◆ PROBLEM DESCRIPTION
Begin with the first line of the material and write out each line exactly, ending with the line that contains "const yTicksBottom = [0.5, 1, 1.5, 2];". Pictures are not part of the copy.

..........

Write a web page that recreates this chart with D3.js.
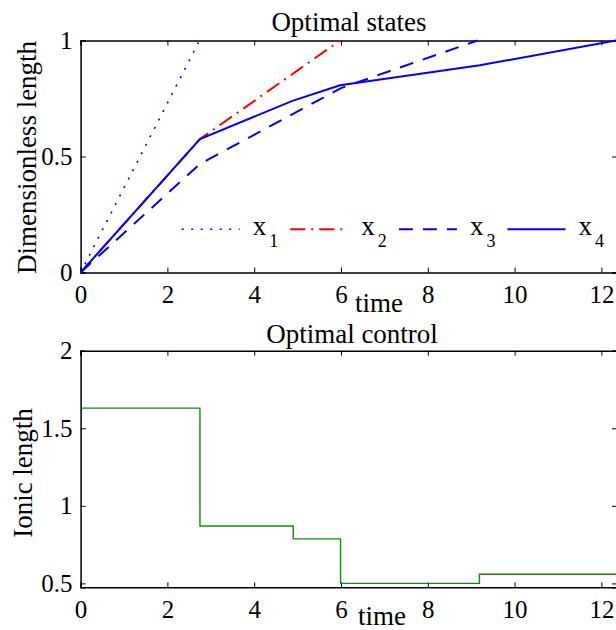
<!DOCTYPE html>
<html>
<head>
<meta charset="utf-8">
<script src="https://cdn.jsdelivr.net/npm/d3@7"></script>
</head>
<body style="margin:0;background:#fff">
<svg id="chart" width="616" height="630" style="display:block;font-family:'Liberation Serif'"></svg>
<script>
// ---------------- data ----------------
const xTicks = [0, 2, 4, 6, 8, 10, 12];
const yTicksTop = [0, 0.5, 1];
const yTicksBottom = [0.5, 1, 1.5, 2];

// states (time, value)
const x1Time = [0, 2.74];
const x1Val  = [0, 1];
const x2Time = [0, 2.75, 5.98];
const x2Val  = [0, 0.575, 1];
const x3Time = [0, 2.75, 6.0, 9.15];
const x3Val  = [0, 0.468, 0.795, 1];
const x4Time = [0, 2.75, 4.88, 5.98, 9.2, 12.34];
const x4Val  = [0, 0.575, 0.74, 0.807, 0.893, 1];

// control: piecewise constant, value uVal[i] on [uTime[i], uTime[i+1])
const uTime = [0, 2.75, 4.90, 5.99, 9.19, 12.36];
const uVal  = [1.63, 0.87, 0.787, 0.5, 0.559];

const seriesNames = ["x", "x", "x", "x"];
const seriesSubs  = ["1", "2", "3", "4"];

// ---------------- layout ----------------
const svg = d3.select("#chart");
const L = 80.6, R = 617;
const top1 = 40.5, bot1 = 272.5;
const top2 = 350.7, bot2 = 587.3;

const x = d3.scaleLinear().domain([0, 12.36]).range([L, R]);
const y1 = d3.scaleLinear().domain([0, 1]).range([bot1, top1]);
const y2 = d3.scaleLinear().domain([0.475, 2]).range([bot2, top2]);

function addText(sel, size) {
  return sel.append("text")
    .attr("style", "font-family:'Liberation Serif';font-size:" + size + "px;fill:#000");
}

function drawAxes(yScale, yTicks, yTop, yBot) {
  const g = svg.append("g");
  g.append("g").attr("transform", `translate(0,${yBot})`)
    .call(d3.axisBottom(x).tickValues(xTicks).tickSize(-5).tickPadding(13).tickFormat(d => String(d)));
  g.append("g").attr("transform", `translate(0,${yTop})`)
    .call(d3.axisTop(x).tickValues(xTicks).tickSize(-5).tickFormat(""));
  g.append("g").attr("transform", `translate(${L},0)`)
    .call(d3.axisLeft(yScale).tickValues(yTicks).tickSize(-5).tickPadding(8).tickFormat(d => String(d)));
  g.append("g").attr("transform", `translate(${R},0)`)
    .call(d3.axisRight(yScale).tickValues(yTicks).tickSize(-5).tickFormat(""));
  g.selectAll("g").attr("font-family", "Liberation Serif").attr("font-size", 25);
  g.selectAll(".domain").attr("stroke", "#000").attr("stroke-width", 1.5);
  g.selectAll(".tick line").attr("stroke", "#000").attr("stroke-width", 1);
  g.selectAll(".tick text")
    .attr("style", "font-family:'Liberation Serif';font-size:25px;fill:#000");
  return g;
}

// ---------------- top plot ----------------
drawAxes(y1, yTicksTop, top1, bot1);

const line1 = d3.line().x(d => x(d[0])).y(d => y1(d[1]));
const states = [
  { t: x1Time, v: x1Val, color: "#0000ff", dash: "2,7.5", w: 1.6 },
  { t: x2Time, v: x2Val, color: "#ff0000", dash: "15,6,2,6", w: 2 },
  { t: x3Time, v: x3Val, color: "#0000ff", dash: "14,10", w: 2 },
  { t: x4Time, v: x4Val, color: "#0000ff", dash: null, w: 2 }
];
states.forEach(s => {
  svg.append("path")
    .datum(s.t.map((t, i) => [t, s.v[i]]))
    .attr("d", line1)
    .attr("fill", "none")
    .attr("stroke", s.color)
    .attr("stroke-width", s.w)
    .attr("stroke-dasharray", s.dash);
});

// legend
const legY = 229.3;
const legX0 = 181.7, legStep = 108.6, legLen = 58;
states.forEach((s, i) => {
  const lx = legX0 + i * legStep;
  svg.append("line")
    .attr("x1", lx).attr("x2", lx + legLen)
    .attr("y1", legY).attr("y2", legY)
    .attr("stroke", s.color).attr("stroke-width", s.w)
    .attr("stroke-dasharray", s.dash);
  const t = addText(svg, 27).attr("x", lx + 71).attr("y", 235);
  t.append("tspan").text(seriesNames[i]);
  t.append("tspan").attr("dx", 3).attr("dy", 11.5).attr("style", "font-size:18px").text(seriesSubs[i]);
});

addText(svg, 27).attr("x", 349).attr("y", 31).attr("text-anchor", "middle").text("Optimal states");
addText(svg, 27).attr("x", 379).attr("y", 311.5).attr("text-anchor", "middle").text("time");
addText(svg, 27).attr("transform", `translate(36,${(top1 + bot1) / 2 + 1}) rotate(-90)`)
  .attr("text-anchor", "middle").text("Dimensionless length");

// ---------------- bottom plot ----------------
drawAxes(y2, yTicksBottom, top2, bot2);

const uPts = uVal.map((v, i) => [uTime[i], v]);
uPts.push([uTime[uTime.length - 1], uVal[uVal.length - 1]]);
const line2 = d3.line().curve(d3.curveStepAfter).x(d => x(d[0])).y(d => y2(d[1]));
svg.append("path")
  .datum(uPts)
  .attr("d", line2)
  .attr("fill", "none")
  .attr("stroke", "#108a10")
  .attr("stroke-width", 1.4);

addText(svg, 27).attr("x", 352).attr("y", 343).attr("text-anchor", "middle").text("Optimal control");
addText(svg, 27).attr("x", 382).attr("y", 625).attr("text-anchor", "middle").text("time");
addText(svg, 27).attr("transform", `translate(32,${(top2 + bot2) / 2 + 4}) rotate(-90)`)
  .attr("text-anchor", "middle").text("Ionic length");
</script>
</body>
</html>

..........

◆ THE RESPONSE
Write a web page that recreates this chart with D3.js.
<!DOCTYPE html>
<html>
<head>
<meta charset="utf-8">
<script src="https://cdn.jsdelivr.net/npm/d3@7"></script>
</head>
<body style="margin:0;background:#fff">
<svg id="chart" width="616" height="630" style="display:block;font-family:'Liberation Serif'"></svg>
<script>
// ---------------- data ----------------
const xTicks = [0, 2, 4, 6, 8, 10, 12];
const yTicksTop = [0, 0.5, 1];
const yTicksBottom = [0.5, 1, 1.5, 2];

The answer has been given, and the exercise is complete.